Agnes Karll starb 1927 in Berlin im Alter von 58 Jahren. Ihr Grab befindet sich auf dem Friedhof in Gadebusch.
Vermächtnis
Agnes Karlls Lebenswerk hat die Pflegeberufe in Deutschland nachhaltig verändert. Zu ihren wichtigsten Errungenschaften zählen:
- Die Gründung des ersten Berufsverbandes für Pflegekräfte in Deutschland.
- Die Etablierung einer fundierten Ausbildung für Krankenpflege.
- Die Anerkennung von Pflege als eigenständiger und respektierter Beruf.
Ihr Verband, der später in “Agnes-Karll-Verband” umbenannt wurde, ging 1973 im Deutschen Berufsverband für Krankenpflege e.V. (DBfK) auf. Der heutige Deutsche Berufsverband für Pflegeberufe führt ihr Erbe fort.
Ehrungen
Zu Ehren von Agnes Karll wurden verschiedene Einrichtungen und Straßen nach ihr benannt, darunter:
- Das Agnes-Karll-Institut für Pflegeforschung in Berlin (AKI)
- Kliniken in Bad Schwartau und Laatzen
- Krankenpflegeschulen in Frankfurt am Main und Tettnang
- Straßen in Gadebusch, Mainz, Embsen und Elmshorn
- Mehrere Altenheime
Am 25. März 2018 wurde in der Agnes-Karll-Schule in Frankfurt am Main anlässlich ihres 150. Geburtstages eine Fotoausstellung eröffnet. 2018 wurde zudem in Köln-Lindenthal die Agnes-Karll-Straße nach ihr benannt.
Publikationen
Übersetzung von “A History of Nursing”
Agnes Karll übersetzte das bedeutende Werk “A History of Nursing” von Mary Adelaide Nutting und Lavinia Dock ins Deutsche. Die deutsche Ausgabe erschien zwischen 1910 und 1913 in drei Bänden. Dieses Buch gilt als Meilenstein für die Pflegegeschichte und förderte das Verständnis der Pflege als eigenständige Profession.
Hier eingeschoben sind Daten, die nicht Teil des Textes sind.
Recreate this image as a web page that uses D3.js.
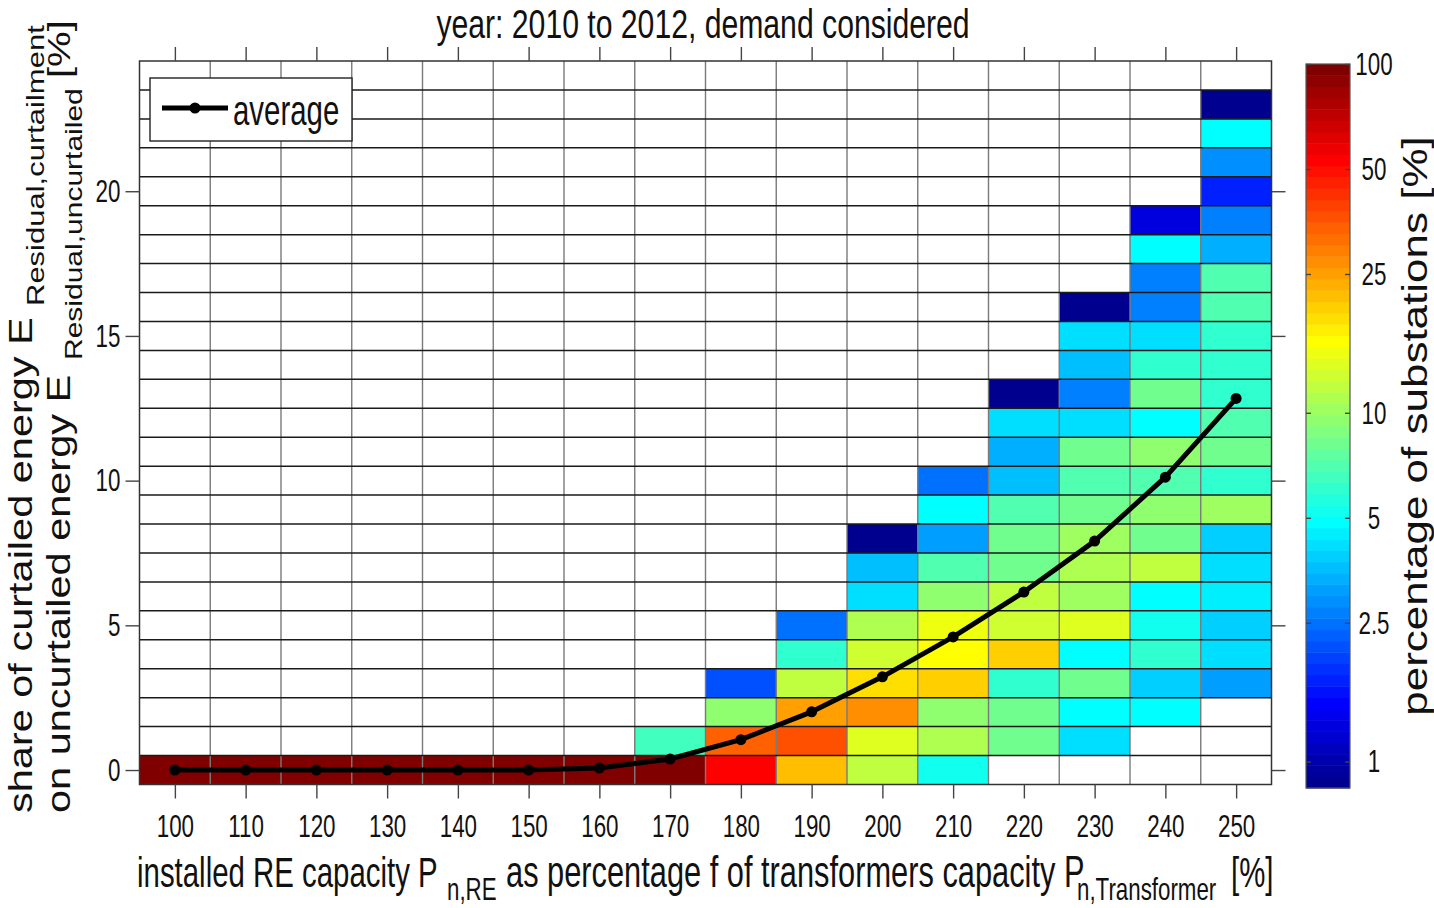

Beiträge zu Pflegezeitschriften und Vorträge
Agnes Karll veröffentlichte Artikel und Abhandlungen zu Themen wie Pflegeausbildung, Berufsethik und Rechte der Pflegekräfte. Sie hielt zahlreiche Vorträge auf nationalen und internationalen Kongressen, um die Professionalisierung der Pflege voranzutreiben.
Bedeutung
Agnes Karll prägte die Krankenpflege in Deutschland und darüber hinaus nachhaltig. Ihre Bedeutung liegt in folgenden Aspekten:
- Professionalisierung der Pflege:
Sie setzte sich für eine fundierte Ausbildung und eine eigenständige Berufsidentität der Pflegekräfte ein, weg von der Rolle als Hilfspersonal der Medizin. - Gründung des Berufsverbands:
Mit der Gründung der Berufsorganisation der Krankenpflegerinnen Deutschlands (BOKD) schuf sie die erste Plattform für die Interessenvertretung von Pflegekräften. - Internationale Vernetzung:
Als Präsidentin des International Council of Nurses förderte sie den globalen Austausch und die Standardisierung von Pflegestandards. - Einfluss auf die Pflegeethik:
Ihre Betonung der Pflege als fürsorgliche und zugleich wissenschaftlich fundierte Tätigkeit setzte Maßstäbe für die Berufsethik.
Agnes Karlls Vision und Engagement legten den Grundstein für die moderne Pflege und die Anerkennung dieses Berufs als zentralen Bestandteil des Gesundheitswesens.
Zusammenfassung
Agnes Karll (1868–1927) war eine Pionierin der Krankenpflege in Deutschland. Als Krankenschwester erkannte sie früh die Notwendigkeit, den Pflegeberuf zu professionalisieren und von hauswirtschaftlichen Aufgaben abzugrenzen. 1903 gründete sie die “Berufsorganisation der Krankenpflegerinnen Deutschlands” (BOKD), setzte sich für eine fundierte, dreijährige Ausbildung ein und prägte den Beruf maßgeblich. Ihre internationale Vernetzung führte 1909 zu ihrer Wahl als Präsidentin des International Council of Nurses. Karlls Einsatz für bessere Arbeitsbedingungen, berufliche Anerkennung und Pflege als eigenständige Profession wirkt bis heute. Nach ihr wurden zahlreiche Institutionen und Straßen benannt.